> Problem
Copy each line below that contains "with".

> Listed records
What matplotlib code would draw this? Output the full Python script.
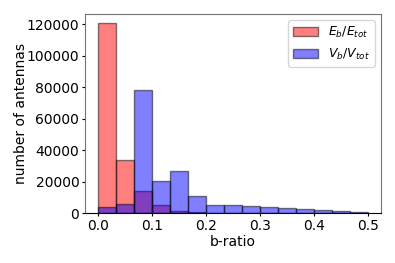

==

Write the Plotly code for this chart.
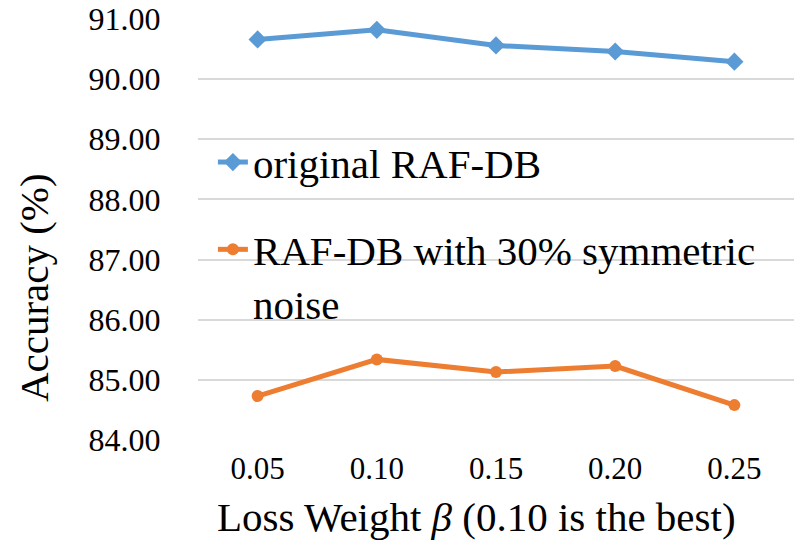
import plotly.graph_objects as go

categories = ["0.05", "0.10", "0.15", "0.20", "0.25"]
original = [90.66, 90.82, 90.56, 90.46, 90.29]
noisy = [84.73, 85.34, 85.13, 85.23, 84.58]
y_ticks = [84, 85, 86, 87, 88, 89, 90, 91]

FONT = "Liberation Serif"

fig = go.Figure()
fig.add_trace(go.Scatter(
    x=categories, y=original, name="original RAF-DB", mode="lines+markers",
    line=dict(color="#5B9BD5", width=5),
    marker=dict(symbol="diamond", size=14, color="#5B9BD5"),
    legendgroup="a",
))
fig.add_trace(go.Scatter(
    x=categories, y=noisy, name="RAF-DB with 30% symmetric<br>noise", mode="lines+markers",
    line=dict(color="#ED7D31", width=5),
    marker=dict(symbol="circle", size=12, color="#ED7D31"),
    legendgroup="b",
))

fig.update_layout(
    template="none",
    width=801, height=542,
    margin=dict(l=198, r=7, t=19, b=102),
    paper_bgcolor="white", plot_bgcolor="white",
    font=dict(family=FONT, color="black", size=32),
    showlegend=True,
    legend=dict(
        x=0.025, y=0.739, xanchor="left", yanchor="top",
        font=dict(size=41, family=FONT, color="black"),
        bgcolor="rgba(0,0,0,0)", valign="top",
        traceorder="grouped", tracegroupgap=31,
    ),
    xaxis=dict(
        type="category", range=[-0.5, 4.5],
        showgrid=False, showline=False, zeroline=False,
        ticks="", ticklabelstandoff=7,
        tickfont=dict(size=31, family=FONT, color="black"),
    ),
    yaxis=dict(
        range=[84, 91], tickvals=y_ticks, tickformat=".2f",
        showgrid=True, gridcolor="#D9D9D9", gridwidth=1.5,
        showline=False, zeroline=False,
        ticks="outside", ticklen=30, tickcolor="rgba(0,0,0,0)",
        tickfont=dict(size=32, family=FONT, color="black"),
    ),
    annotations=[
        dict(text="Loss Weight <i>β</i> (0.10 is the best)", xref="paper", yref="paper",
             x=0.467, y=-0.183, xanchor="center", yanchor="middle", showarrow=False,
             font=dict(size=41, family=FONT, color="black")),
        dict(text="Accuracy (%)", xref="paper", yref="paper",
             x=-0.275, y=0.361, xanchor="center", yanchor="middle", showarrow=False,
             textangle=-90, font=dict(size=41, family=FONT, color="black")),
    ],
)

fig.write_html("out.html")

---

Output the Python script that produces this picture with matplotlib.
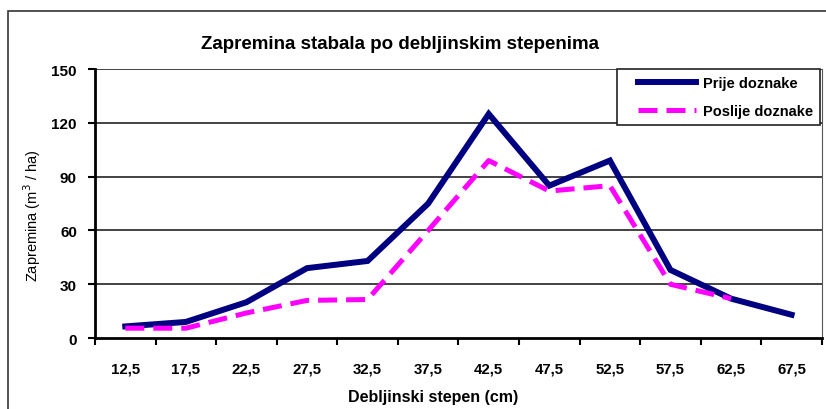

> Finished task
    x=categories, y=noisy, name="RAF-DB with 30% symmetric<br>noise", mode="lines+markers",
Output the Python script that produces this picture with matplotlib.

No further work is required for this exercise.